■ Data rows:
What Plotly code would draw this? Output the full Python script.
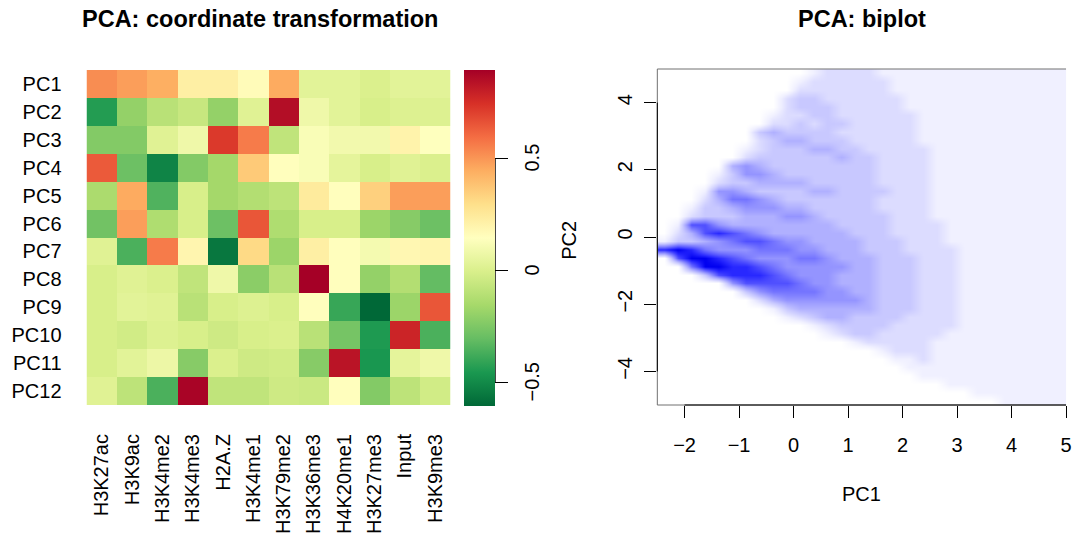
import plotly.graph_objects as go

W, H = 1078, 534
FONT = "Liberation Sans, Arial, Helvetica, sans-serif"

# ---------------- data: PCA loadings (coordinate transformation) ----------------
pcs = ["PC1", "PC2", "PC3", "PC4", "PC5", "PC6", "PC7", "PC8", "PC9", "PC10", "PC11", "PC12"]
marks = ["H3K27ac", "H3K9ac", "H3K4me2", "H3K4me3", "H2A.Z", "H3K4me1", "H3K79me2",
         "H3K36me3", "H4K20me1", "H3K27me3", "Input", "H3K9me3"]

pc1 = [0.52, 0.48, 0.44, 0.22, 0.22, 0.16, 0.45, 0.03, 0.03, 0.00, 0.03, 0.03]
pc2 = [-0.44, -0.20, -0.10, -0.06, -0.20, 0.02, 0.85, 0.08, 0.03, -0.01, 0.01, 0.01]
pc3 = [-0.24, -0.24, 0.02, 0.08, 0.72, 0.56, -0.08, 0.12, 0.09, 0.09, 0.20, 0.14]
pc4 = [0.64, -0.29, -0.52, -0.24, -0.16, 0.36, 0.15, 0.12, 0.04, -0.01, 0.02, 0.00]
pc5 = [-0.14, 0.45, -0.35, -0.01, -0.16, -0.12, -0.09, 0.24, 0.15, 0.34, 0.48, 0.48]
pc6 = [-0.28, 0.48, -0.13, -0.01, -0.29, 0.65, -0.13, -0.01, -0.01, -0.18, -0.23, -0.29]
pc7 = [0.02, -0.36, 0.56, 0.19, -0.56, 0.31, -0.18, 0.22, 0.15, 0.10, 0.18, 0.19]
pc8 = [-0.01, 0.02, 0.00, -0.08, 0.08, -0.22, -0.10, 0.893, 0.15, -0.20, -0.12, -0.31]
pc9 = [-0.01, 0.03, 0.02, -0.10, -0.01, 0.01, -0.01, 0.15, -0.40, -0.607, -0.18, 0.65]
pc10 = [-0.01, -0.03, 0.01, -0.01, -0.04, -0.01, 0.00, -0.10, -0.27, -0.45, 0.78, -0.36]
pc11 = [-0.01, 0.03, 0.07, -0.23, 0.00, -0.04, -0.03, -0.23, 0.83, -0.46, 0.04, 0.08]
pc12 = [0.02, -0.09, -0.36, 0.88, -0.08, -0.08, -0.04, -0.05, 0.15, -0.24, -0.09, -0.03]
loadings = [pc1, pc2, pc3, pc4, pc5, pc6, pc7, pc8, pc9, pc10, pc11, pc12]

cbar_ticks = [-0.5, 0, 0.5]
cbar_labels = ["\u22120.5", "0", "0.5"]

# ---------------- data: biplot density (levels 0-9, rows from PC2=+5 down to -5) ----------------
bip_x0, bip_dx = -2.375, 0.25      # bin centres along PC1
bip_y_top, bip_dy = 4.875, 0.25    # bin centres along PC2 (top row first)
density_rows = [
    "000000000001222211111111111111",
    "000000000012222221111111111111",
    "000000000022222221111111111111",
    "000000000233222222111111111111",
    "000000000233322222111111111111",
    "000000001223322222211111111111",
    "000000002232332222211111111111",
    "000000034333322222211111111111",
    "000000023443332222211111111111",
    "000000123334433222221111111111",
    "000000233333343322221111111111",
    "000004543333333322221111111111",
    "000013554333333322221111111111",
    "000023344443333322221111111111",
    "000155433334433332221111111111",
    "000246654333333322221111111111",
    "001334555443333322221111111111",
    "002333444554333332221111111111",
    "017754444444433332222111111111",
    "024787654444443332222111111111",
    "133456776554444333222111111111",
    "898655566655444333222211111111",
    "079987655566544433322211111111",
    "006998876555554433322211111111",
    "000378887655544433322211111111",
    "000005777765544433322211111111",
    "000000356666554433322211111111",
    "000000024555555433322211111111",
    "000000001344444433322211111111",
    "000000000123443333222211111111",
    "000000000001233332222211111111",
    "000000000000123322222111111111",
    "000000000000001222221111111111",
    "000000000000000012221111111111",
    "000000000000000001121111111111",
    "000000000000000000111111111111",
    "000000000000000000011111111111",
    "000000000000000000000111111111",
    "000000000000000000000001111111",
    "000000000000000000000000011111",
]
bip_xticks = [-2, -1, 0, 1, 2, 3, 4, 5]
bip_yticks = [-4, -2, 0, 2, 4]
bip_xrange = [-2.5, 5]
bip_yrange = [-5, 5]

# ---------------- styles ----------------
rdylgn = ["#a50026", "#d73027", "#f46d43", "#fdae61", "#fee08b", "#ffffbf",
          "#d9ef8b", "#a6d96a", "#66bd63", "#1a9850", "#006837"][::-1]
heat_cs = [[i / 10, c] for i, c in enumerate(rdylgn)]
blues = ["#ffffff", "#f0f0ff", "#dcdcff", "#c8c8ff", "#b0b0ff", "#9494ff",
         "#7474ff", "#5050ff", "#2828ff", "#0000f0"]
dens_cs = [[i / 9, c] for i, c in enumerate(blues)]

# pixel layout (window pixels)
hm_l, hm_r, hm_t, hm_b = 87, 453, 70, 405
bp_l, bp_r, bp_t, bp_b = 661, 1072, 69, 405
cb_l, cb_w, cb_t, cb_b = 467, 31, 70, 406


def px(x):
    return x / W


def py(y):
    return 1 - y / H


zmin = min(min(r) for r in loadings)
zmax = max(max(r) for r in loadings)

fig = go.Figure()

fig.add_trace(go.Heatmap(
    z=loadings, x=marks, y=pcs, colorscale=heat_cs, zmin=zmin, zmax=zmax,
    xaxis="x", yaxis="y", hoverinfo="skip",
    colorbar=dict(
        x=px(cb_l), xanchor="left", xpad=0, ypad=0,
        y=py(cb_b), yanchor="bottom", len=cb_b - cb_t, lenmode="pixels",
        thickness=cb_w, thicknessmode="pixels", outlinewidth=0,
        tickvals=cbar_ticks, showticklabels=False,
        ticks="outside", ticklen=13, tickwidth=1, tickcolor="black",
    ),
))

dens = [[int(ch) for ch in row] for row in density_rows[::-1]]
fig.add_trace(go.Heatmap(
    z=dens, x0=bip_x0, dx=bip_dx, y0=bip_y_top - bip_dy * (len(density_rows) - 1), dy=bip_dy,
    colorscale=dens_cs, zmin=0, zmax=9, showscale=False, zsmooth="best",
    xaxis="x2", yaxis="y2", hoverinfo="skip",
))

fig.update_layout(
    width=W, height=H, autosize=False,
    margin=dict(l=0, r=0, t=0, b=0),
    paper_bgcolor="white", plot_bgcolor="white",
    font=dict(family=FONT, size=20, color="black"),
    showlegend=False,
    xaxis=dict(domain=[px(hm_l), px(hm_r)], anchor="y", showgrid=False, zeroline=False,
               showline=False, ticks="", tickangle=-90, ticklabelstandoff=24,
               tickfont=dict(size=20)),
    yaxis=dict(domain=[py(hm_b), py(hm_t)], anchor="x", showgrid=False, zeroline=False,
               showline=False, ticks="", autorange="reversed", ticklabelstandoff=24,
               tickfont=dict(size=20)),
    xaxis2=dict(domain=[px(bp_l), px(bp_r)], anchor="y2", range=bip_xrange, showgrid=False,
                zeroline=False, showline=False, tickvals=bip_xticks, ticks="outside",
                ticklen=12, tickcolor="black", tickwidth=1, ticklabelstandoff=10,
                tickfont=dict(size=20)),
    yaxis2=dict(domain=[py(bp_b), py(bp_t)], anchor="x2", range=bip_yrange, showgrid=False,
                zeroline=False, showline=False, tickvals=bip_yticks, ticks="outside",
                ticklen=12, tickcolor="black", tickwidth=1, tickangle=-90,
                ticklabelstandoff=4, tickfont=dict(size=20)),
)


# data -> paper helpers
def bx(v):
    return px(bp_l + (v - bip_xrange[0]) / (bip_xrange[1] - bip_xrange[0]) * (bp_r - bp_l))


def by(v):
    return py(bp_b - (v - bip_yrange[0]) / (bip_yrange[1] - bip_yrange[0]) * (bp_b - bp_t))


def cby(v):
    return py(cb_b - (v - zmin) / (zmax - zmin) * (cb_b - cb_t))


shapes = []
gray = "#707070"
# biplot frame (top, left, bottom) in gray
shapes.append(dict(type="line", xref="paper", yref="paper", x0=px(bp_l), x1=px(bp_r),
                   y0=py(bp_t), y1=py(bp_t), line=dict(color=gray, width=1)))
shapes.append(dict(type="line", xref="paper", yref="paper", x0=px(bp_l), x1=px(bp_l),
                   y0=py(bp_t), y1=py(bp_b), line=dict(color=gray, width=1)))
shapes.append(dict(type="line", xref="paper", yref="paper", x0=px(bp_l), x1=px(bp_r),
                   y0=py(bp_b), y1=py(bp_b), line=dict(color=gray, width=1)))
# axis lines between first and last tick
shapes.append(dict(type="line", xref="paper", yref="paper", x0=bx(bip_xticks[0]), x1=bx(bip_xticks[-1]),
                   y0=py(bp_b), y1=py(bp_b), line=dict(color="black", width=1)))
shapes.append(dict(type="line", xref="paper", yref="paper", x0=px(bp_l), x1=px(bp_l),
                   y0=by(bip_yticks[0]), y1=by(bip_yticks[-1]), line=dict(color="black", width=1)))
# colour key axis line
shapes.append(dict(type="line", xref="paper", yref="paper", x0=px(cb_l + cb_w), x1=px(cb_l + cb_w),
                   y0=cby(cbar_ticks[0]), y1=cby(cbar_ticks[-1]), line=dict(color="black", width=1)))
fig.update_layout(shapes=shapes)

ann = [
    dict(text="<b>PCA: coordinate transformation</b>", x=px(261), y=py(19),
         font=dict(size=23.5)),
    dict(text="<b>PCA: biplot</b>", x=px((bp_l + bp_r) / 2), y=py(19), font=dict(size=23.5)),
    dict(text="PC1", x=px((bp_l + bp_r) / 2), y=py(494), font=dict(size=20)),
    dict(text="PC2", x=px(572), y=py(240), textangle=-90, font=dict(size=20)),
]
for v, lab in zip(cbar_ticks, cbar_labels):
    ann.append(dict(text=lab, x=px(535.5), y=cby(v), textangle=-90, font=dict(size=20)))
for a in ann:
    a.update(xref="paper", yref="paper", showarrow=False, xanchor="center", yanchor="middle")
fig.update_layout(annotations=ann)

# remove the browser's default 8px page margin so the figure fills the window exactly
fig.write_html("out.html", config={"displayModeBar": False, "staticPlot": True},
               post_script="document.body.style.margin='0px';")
...
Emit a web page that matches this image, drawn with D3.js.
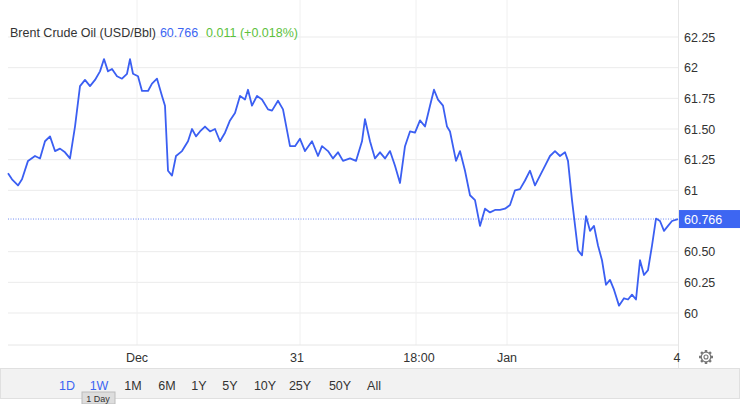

■ Requirement: Show every line in the records above that contains the word "page".

■ Answer to this problem:
# remove the browser's default 8px page margin so the figure fills the window exactly
Emit a web page that matches this image, drawn with D3.js.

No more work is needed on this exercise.